Fuori, il nuovo film di Mario Martone presentato in concorso al Festival di Cannes 2025 e appena uscito nelle sale italiane, è un’opera intensa, intima e profondamente umana che racconta un episodio poco noto ma fondamentale nella vita della scrittrice Goliarda Sapienza. Ispirato ai suoi scritti autobiografici – in particolare L’università di Rebibbia e Le certezze del dubbio – il film si concentra sul periodo in cui, nel 1980, Sapienza venne rinchiusa nel carcere femminile romano con l’accusa di furto e riciclaggio di gioielli. Da qui prende forma un racconto non solo di prigionia fisica, ma soprattutto di libertà interiore e resistenza attraverso la scrittura.
Valeria Golino, nei panni della scrittrice, offre una delle interpretazioni più intense della sua carriera. Il suo sguardo è abitato da inquietudine, forza e fragilità, e riesce a restituire tutta la complessità di una donna fuori dagli schemi, insofferente alle etichette e determinata a mantenere viva la propria voce anche dietro le sbarre. Accanto a lei, Matilda De Angelis interpreta Roberta, una detenuta politica dura e appassionata, mentre Elodie sorprende nel ruolo di Barbara, una giovane carcerata che incarna una fragilità diversa, più silenziosa ma altrettanto potente. Le tre protagoniste costruiscono insieme un rapporto fatto di tensioni, riconoscimenti reciproci e momenti di rara intensità, restituendo un’idea di sorellanza che nasce dall’istinto e dalla sopravvivenza.
Martone firma una regia asciutta, rigorosa, priva di orpelli, che sceglie di affidarsi ai volti, alle parole e al silenzio. Non cerca di spettacolarizzare il carcere, né di trasformarlo in metafora, ma ne esplora gli spazi e i corpi con attenzione quasi documentaristica. Il carcere diventa così un luogo di confronto, scontro e rinascita. È tra quelle mura che Goliarda ritrova, paradossalmente, un contatto con la realtà più autentica, con donne che – come lei – vivono ai margini, ma che riescono a mantenere un’umanità vivissima.
Accolto con entusiasmo dalla critica italiana, Fuori è stato definito un film necessario, capace di restituire dignità e luce a una figura come quella della Sapienza, per troppo tempo relegata ai margini della letteratura ufficiale. All’estero, invece, le reazioni sono state più contrastanti: Screen Daily ha lodato le interpretazioni ma ha sottolineato una certa discontinuità narrativa, mentre Variety ha criticato la mancanza di profondità in alcuni personaggi secondari. Eppure, nonostante qualche imperfezione strutturale, Fuori rimane un’opera potente, in grado di toccare corde profonde, grazie alla sua capacità di raccontare la scrittura come strumento di salvezza, la detenzione come occasione di rivelazione e l’incontro umano come forma di resistenza.

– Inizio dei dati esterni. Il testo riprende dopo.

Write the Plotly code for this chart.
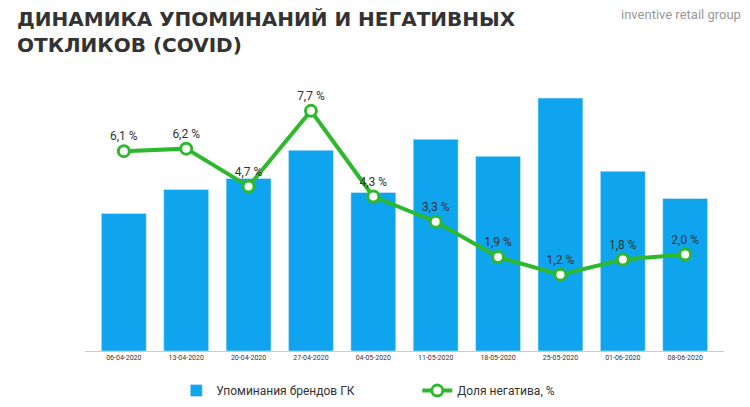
import plotly.graph_objects as go

dates = ["06-04-2020", "13-04-2020", "20-04-2020", "27-04-2020", "04-05-2020",
         "11-05-2020", "18-05-2020", "25-05-2020", "01-06-2020", "08-06-2020"]
mentions = [137, 161, 172, 200, 158, 211, 194, 252, 179, 152]
negative_share = [6.1, 6.2, 4.7, 7.7, 4.3, 3.3, 1.9, 1.2, 1.8, 2.0]
labels = [f"{v:.1f} %".replace(".", ",") for v in negative_share]

fig = go.Figure()
fig.add_trace(go.Bar(x=dates, y=mentions, name="Упоминания брендов ГК",
                     marker_color="#0ea5ee", yaxis="y"))
fig.add_trace(go.Scatter(x=dates, y=negative_share, name="Доля негатива, %",
                         mode="lines+markers+text", text=labels,
                         textposition="top center",
                         textfont=dict(size=12, color="#333"),
                         line=dict(color="#2eb82e", width=4),
                         marker=dict(size=11, color="white",
                                     line=dict(color="#2eb82e", width=3)),
                         yaxis="y2"))

fig.update_layout(
    width=750, height=407,
    margin=dict(l=77, r=34, t=62, b=64, autoexpand=False),
    plot_bgcolor="white", paper_bgcolor="white",
    font=dict(family="Roboto", color="#333"),
    bargap=0.28,
    xaxis=dict(tickfont=dict(size=7, color="#333"), showline=True,
               linecolor="#ccc", ticks="", automargin=False),
    yaxis=dict(range=[0, 280], visible=False),
    yaxis2=dict(range=[-1.83, 9.32], overlaying="y", visible=False),
    legend=dict(orientation="h", x=0.52, xanchor="center", y=0.06,
                yref="container", yanchor="middle", font=dict(size=12),
                traceorder="normal", entrywidth=196, entrywidthmode="pixels"),
    annotations=[
        dict(text="<b>ДИНАМИКА УПОМИНАНИЙ И НЕГАТИВНЫХ<br>ОТКЛИКОВ (COVID)</b>",
             xref="paper", yref="paper", x=-0.11, y=1.23, xanchor="left",
             yanchor="top", align="left", showarrow=False,
             font=dict(family="DejaVu Sans", size=20, color="#333")),
        dict(text="inventive retail group", xref="paper", yref="paper",
             x=1.03, y=1.23, xanchor="right", yanchor="top", showarrow=False,
             font=dict(size=13, color="#999")),
    ],
)
fig.write_html("out.html")
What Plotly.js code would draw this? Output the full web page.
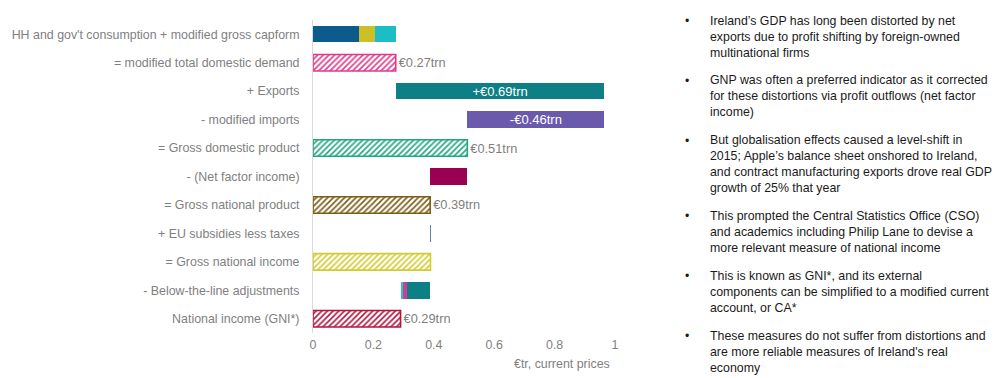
<!DOCTYPE html>
<html>
<head>
<meta charset="utf-8">
<script src="https://cdn.plot.ly/plotly-3.0.1.min.js"></script>
<style>
html,body{margin:0;padding:0;background:#fff;}
#chart{width:1000px;height:378px;}
</style>
</head>
<body>
<div id="chart"></div>
<script>
// ---------- DATA ----------
const categories = [
  "HH and gov't consumption + modified gross capform",
  "= modified total domestic demand",
  "+ Exports",
  "- modified imports",
  "= Gross domestic product",
  "- (Net factor income)",
  "= Gross national product",
  "+ EU subsidies less taxes",
  "= Gross national income",
  "- Below-the-line adjustments",
  "National income (GNI*)"
];
const domesticComponents = [0.151, 0.055, 0.068];   // €trn
const totalDomesticDemand = 0.274;
const exportsValue = 0.691;
const importsValue = 0.454;
const gdpValue = 0.511;
const netFactorIncome = 0.123;
const gnpValue = 0.388;
const euSubsidies = 0.003;
const gniValue = 0.389;
const belowLineComponents = [0.009, 0.011, 0.079];
const gniStarValue = 0.290;
const valueLabels = ["€0.27trn", "+€0.69trn", "-€0.46trn", "€0.51trn", "€0.39trn", "€0.29trn"];
const xTickValues = [0, 0.2, 0.4, 0.6, 0.8, 1];
const xTickLabels = ["0", "0.2", "0.4", "0.6", "0.8", "1"];
const xAxisTitle = "€tr, current prices";
const bulletParagraphs = [
  ["Ireland’s GDP has long been distorted by net", "exports due to profit shifting by foreign-owned", "multinational firms"],
  ["GNP was often a preferred indicator as it corrected", "for these distortions via profit outflows (net factor", "income)"],
  ["But globalisation effects caused a level-shift in", "2015; Apple’s balance sheet onshored to Ireland,", "and contract manufacturing exports drove real GDP", "growth of 25% that year"],
  ["This prompted the Central Statistics Office (CSO)", "and academics including Philip Lane to devise a", "more relevant measure of national income"],
  ["This is known as GNI*, and its external", "components can be simplified to a modified current", "account, or CA*"],
  ["These measures do not suffer from distortions and", "are more reliable measures of Ireland's real", "economy"]
];

// ---------- STYLES ----------
const C = {
  hhBlue:'#0b5b8d', govOlive:'#cbc027', capCyan:'#1cbdc6',
  pink:'#e0398b', teal:'#0d7f85', purple:'#6b5aab', green:'#1fa77f',
  maroon:'#9a0052', brown:'#7b5d13', steel:'#5a88aa', yellow:'#d3cb32',
  blCyan:'#28c3cd', blPink:'#d13c9b', crimson:'#b2163f'
};
const grey = '#7f7f7f';
const FONT = 'Liberation Sans, Arial, sans-serif';
const BW = 0.58;

const traces = [];
function solid(cat, base, val, color, text) {
  const t = {
    type:'bar', orientation:'h', y:[cat], x:[val], base:[base], width:BW,
    marker:{color:color, line:{width:0}}, hoverinfo:'skip', cliponaxis:false
  };
  if (text) {
    t.text = [text]; t.textposition = 'inside'; t.insidetextanchor = 'middle';
    t.textangle = 0; t.constraintext = 'none';
    t.textfont = {color:'#ffffff', size:13, family:FONT};
  }
  traces.push(t);
}
function hatched(cat, val, color, text) {
  const t = {
    type:'bar', orientation:'h', y:[cat], x:[val], base:[0], width:BW,
    marker:{color:'#ffffff', line:{width:1.6, color:color},
      pattern:{shape:'/', fgcolor:color, bgcolor:'#ffffff', size:4, solidity:0.4, fillmode:'replace'}},
    hoverinfo:'skip', cliponaxis:false
  };
  if (text) {
    t.text = [text]; t.textposition = 'outside'; t.textangle = 0; t.constraintext = 'none';
    t.textfont = {color:grey, size:12.8, family:FONT};
  }
  traces.push(t);
}

// row 1 stacked components
const domColors = [C.hhBlue, C.govOlive, C.capCyan];
let acc = 0;
domesticComponents.forEach((v,i)=>{ solid(categories[0], acc, v, domColors[i]); acc += v; });
hatched(categories[1], totalDomesticDemand, C.pink, valueLabels[0]);
solid(categories[2], totalDomesticDemand, exportsValue, C.teal, valueLabels[1]);
solid(categories[3], gdpValue, importsValue, C.purple, valueLabels[2]);
hatched(categories[4], gdpValue, C.green, valueLabels[3]);
solid(categories[5], gnpValue, netFactorIncome, C.maroon);
hatched(categories[6], gnpValue, C.brown, valueLabels[4]);
solid(categories[7], gnpValue, euSubsidies, C.steel);
hatched(categories[8], gniValue, C.yellow);
const blColors = [C.blCyan, C.blPink, C.teal];
acc = gniStarValue;
belowLineComponents.forEach((v,i)=>{ solid(categories[9], acc, v, blColors[i]); acc += v; });
hatched(categories[10], gniStarValue, C.crimson, valueLabels[5]);

// ---------- LAYOUT ----------
const L = 312.5, R = 615, T = 19.75, B = 333.25;
const W = R - L, H = B - T;
const px2x = px => (px - L) / W;
const py2y = py => (B - py) / H;

const annotations = [];
annotations.push({
  xref:'paper', yref:'paper', x:px2x(612), y:py2y(364), xanchor:'right', yanchor:'middle',
  text:xAxisTitle, showarrow:false, font:{family:FONT, size:12.4, color:grey}
});
const lineH = 15.6, paraGap = 13.2;
let firstLine = 20.7;
bulletParagraphs.forEach(lines => {
  const n = lines.length;
  const center = firstLine + (n - 1) * lineH / 2;
  annotations.push({
    xref:'paper', yref:'paper', x:px2x(708), y:py2y(center), xanchor:'left', yanchor:'middle',
    align:'left', text:lines.join('<br>'), showarrow:false,
    font:{family:FONT, size:12.35, color:'#1a1a1a'}
  });
  annotations.push({
    xref:'paper', yref:'paper', x:px2x(687), y:py2y(firstLine), xanchor:'center', yanchor:'middle',
    text:'•', showarrow:false, font:{family:FONT, size:12.2, color:'#1a1a1a'}
  });
  firstLine += n * lineH + paraGap;
});

const layout = {
  width:1000, height:378,
  margin:{l:L, r:1000-R, t:T, b:378-B, pad:0},
  paper_bgcolor:'#ffffff', plot_bgcolor:'#ffffff',
  barmode:'overlay', showlegend:false, bargap:0,
  font:{family:FONT, color:grey},
  xaxis:{range:[0,1], tickvals:xTickValues, ticktext:xTickLabels, showgrid:false,
    zeroline:false, showline:false, ticks:'', fixedrange:true,
    tickfont:{family:FONT, size:12.4, color:grey}, ticklabelstandoff:3},
  yaxis:{type:'category', categoryorder:'array', categoryarray:categories,
    autorange:'reversed', showgrid:false, zeroline:false, showline:true,
    linecolor:'#d9d9d9', linewidth:1, ticks:'', ticklabelstandoff:10, fixedrange:true,
    tickfont:{family:FONT, size:12.4, color:grey}},
  annotations:annotations
};

Plotly.newPlot('chart', traces, layout, {displayModeBar:false, staticPlot:true});
</script>
</body>
</html>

È un film che non cerca facili commozioni né retoriche militanti, ma che lascia emergere, con delicatezza e rigore, la bellezza del pensiero libero anche nei luoghi più chiusi. Un’opera che ci invita a guardare “fuori” da ogni gabbia, fisica o mentale, e a ricordare che la libertà più profonda resta sempre quella interiore.